Magglio Ordonez hopes to be back in the lineup by the weekend.
Manager Jim Leyland wants that troublesome right ankle completely healthy so he doesn't have to worry whether Ordonez can play or not or if the right fielder is going to have to come out of games due to soreness.
Oh, and that .208 batting average he is sporting is no inducement to rush him back, either.
There's some thought Ordonez isn't hitting well because the lingering soreness in the ankle he fractured last July doesn't let him put a good swing on the ball.
Raburn, playing left in Ordonez's absence, and Boesch were in a de facto platoon situation earlier in the season. Raburn, seemingly more comfortable as the recipient of a two-year deal during the winter, has responded well to hitting third in the batting order, where Ordonez would hit were he in the lineup.

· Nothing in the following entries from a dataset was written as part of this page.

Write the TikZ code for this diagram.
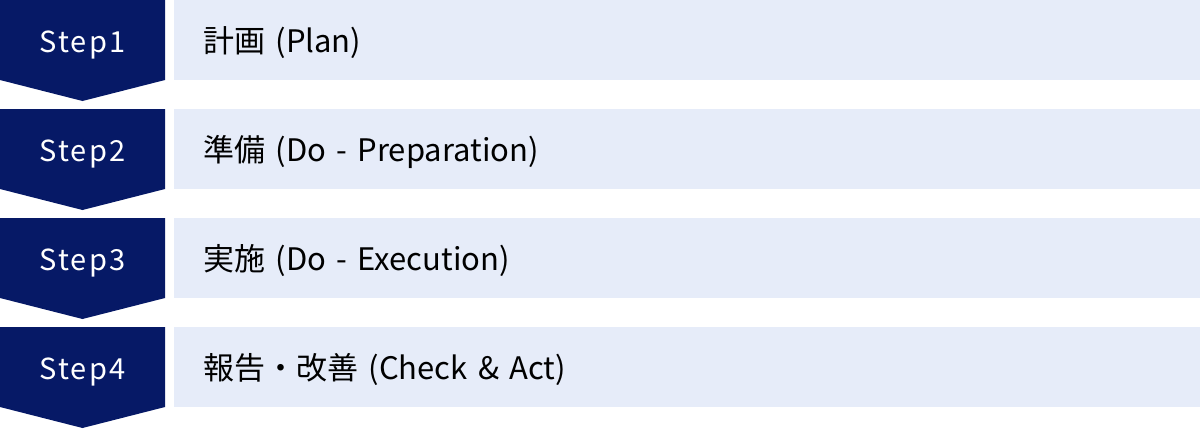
\documentclass[tikz,border=0pt]{standalone}
\usepackage{fontspec}
\setmainfont{Noto Sans CJK JP}
\definecolor{stepnavy}{HTML}{061966}
\definecolor{itemfill}{HTML}{E6ECF9}
\tikzset{
  steplabel/.style={text=white, text height=24pt, text depth=0pt,
    font=\addfontfeatures{LetterSpace=7}\fontsize{29}{34}\selectfont},
  itembox/.style={fill=itemfill, anchor=north west, minimum height=80pt, inner xsep=29pt,
    text width=968pt, align=left, text height=24pt, text depth=0pt, font=\fontsize{31}{36}\selectfont}
}
\begin{document}
\begin{tikzpicture}[x=1pt, y=-1pt]
	\useasboundingbox (0,0) rectangle (1200,429);
	\foreach \i/\txt in {1/{計画 (Plan)}, 2/{準備 (Do - Preparation)}, 3/{実施 (Do - Execution)}, 4/{報告・改善 (Check \& Act)}} {
		\pgfmathsetmacro\rowy{(\i-1)*109}
		\fill[stepnavy] (0,\rowy) -- ++(165,0) -- ++(0,80) -- ++(-82.5,21) -- ++(-82.5,-21) -- cycle;
		\node[steplabel] (step\i) at (82.5,\rowy+40) {Step\i};
		\node[itembox] (item\i) at (174,\rowy) {\txt};
	}
\end{tikzpicture}
\end{document}
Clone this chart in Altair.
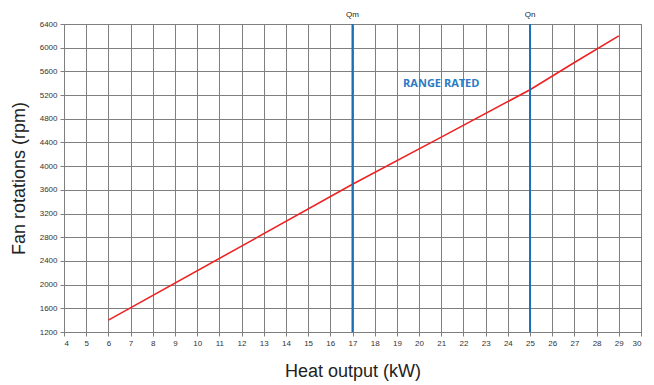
import altair as alt
import pandas as pd

# Data
heat_kw = [6, 12, 17, 21, 25, 27, 29]
fan_rpm = [1400, 2650, 3695, 4490, 5290, 5750, 6200]

marker_x = [17, 25]
marker_lbl = ["Qm", "Qn"]

range_x = [21]
range_y = [5390]
range_lbl = ["RANGE RATED"]

x_ticks = list(range(4, 31))
y_ticks = list(range(1200, 6401, 400))

line_df = pd.DataFrame({"x": heat_kw, "y": fan_rpm})
mark_df = pd.DataFrame({"x": marker_x, "lbl": marker_lbl, "y0": [1200] * 2, "y1": [6400] * 2})
range_df = pd.DataFrame({"x": range_x, "y": range_y, "lbl": range_lbl})

xs = alt.Scale(domain=[4, 30], nice=False)
ys = alt.Scale(domain=[1200, 6400], nice=False)

common = dict(grid=True, gridColor="#7f7f7f", gridOpacity=1, domainColor="#7f7f7f",
              tickColor="#7f7f7f", tickSize=4, labelFont="Liberation Sans", labelFontSize=8,
              labelColor="#333333", labelPadding=3, labelOverlap=False, format="d",
              titleFont="Liberation Sans", titleFontSize=18, titleFontWeight="normal",
              titleColor="#222222")

x_axis = alt.Axis(values=x_ticks, tickCount=60, title="Heat output (kW)", titlePadding=15, **common)
y_axis = alt.Axis(values=y_ticks, tickCount=40, title="Fan rotations (rpm)", titlePadding=11, **common)


def X(field):
    return alt.X(field, type="quantitative", scale=xs, axis=x_axis)


def Y(field):
    return alt.Y(field, type="quantitative", scale=ys, axis=y_axis)


base_line = alt.Chart(line_df).mark_line(color="#ee2222", strokeWidth=1.6).encode(
    x=X("x"), y=Y("y"),
)

vlines = alt.Chart(mark_df).mark_rule(color="#1a6fb5", strokeWidth=2).encode(
    x=X("x"), y=Y("y0"), y2="y1:Q"
)

vlabels = alt.Chart(mark_df).mark_text(font="Liberation Sans", fontSize=8, color="#222222",
                                       baseline="bottom", dy=-5).encode(
    x=X("x"), y=Y("y1"), text="lbl:N"
)

range_text = alt.Chart(range_df).mark_text(font="Open Sans", fontSize=11, fontWeight="bold",
                                           color="#2a7bc4").encode(
    x=X("x"), y=Y("y"), text="lbl:N"
)

chart = alt.layer(base_line, vlines, vlabels, range_text).properties(
    width=577, height=308,
    autosize=alt.AutoSizeParams(type="none"),
    padding={"left": 56, "top": 16, "right": 5, "bottom": 52},
).configure_view(stroke="#7f7f7f")

chart.save("out.html", embed_options={"renderer": "svg", "actions": False})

Raburn knows he's going to see a lot of fastballs hitting one notch above cleanup man Miguel Cabrera, like the 1-1 heater he whistled off the wall in right center in the seventh inning for a two-out RBI double. The hit broke a scoreless tie as Detroit went on to a 3-0 victory at Oakland and ran its modest winning streak to three games.
Boesch, who walked twice and scored a run, looks way less edgy at the plate so far this season. He's closer to the hot hitter he was before the All-Star break last year than to the confused sub-.200 he was after the break.
His two walks gave him five to add to 39 official at-bats. Last year he had 464 official at-bats with 40 walks.
There's no question Ordonez, who gets paid $10 million this year, will be returning to the lineup soon. But maybe not as soon as he hopes he is.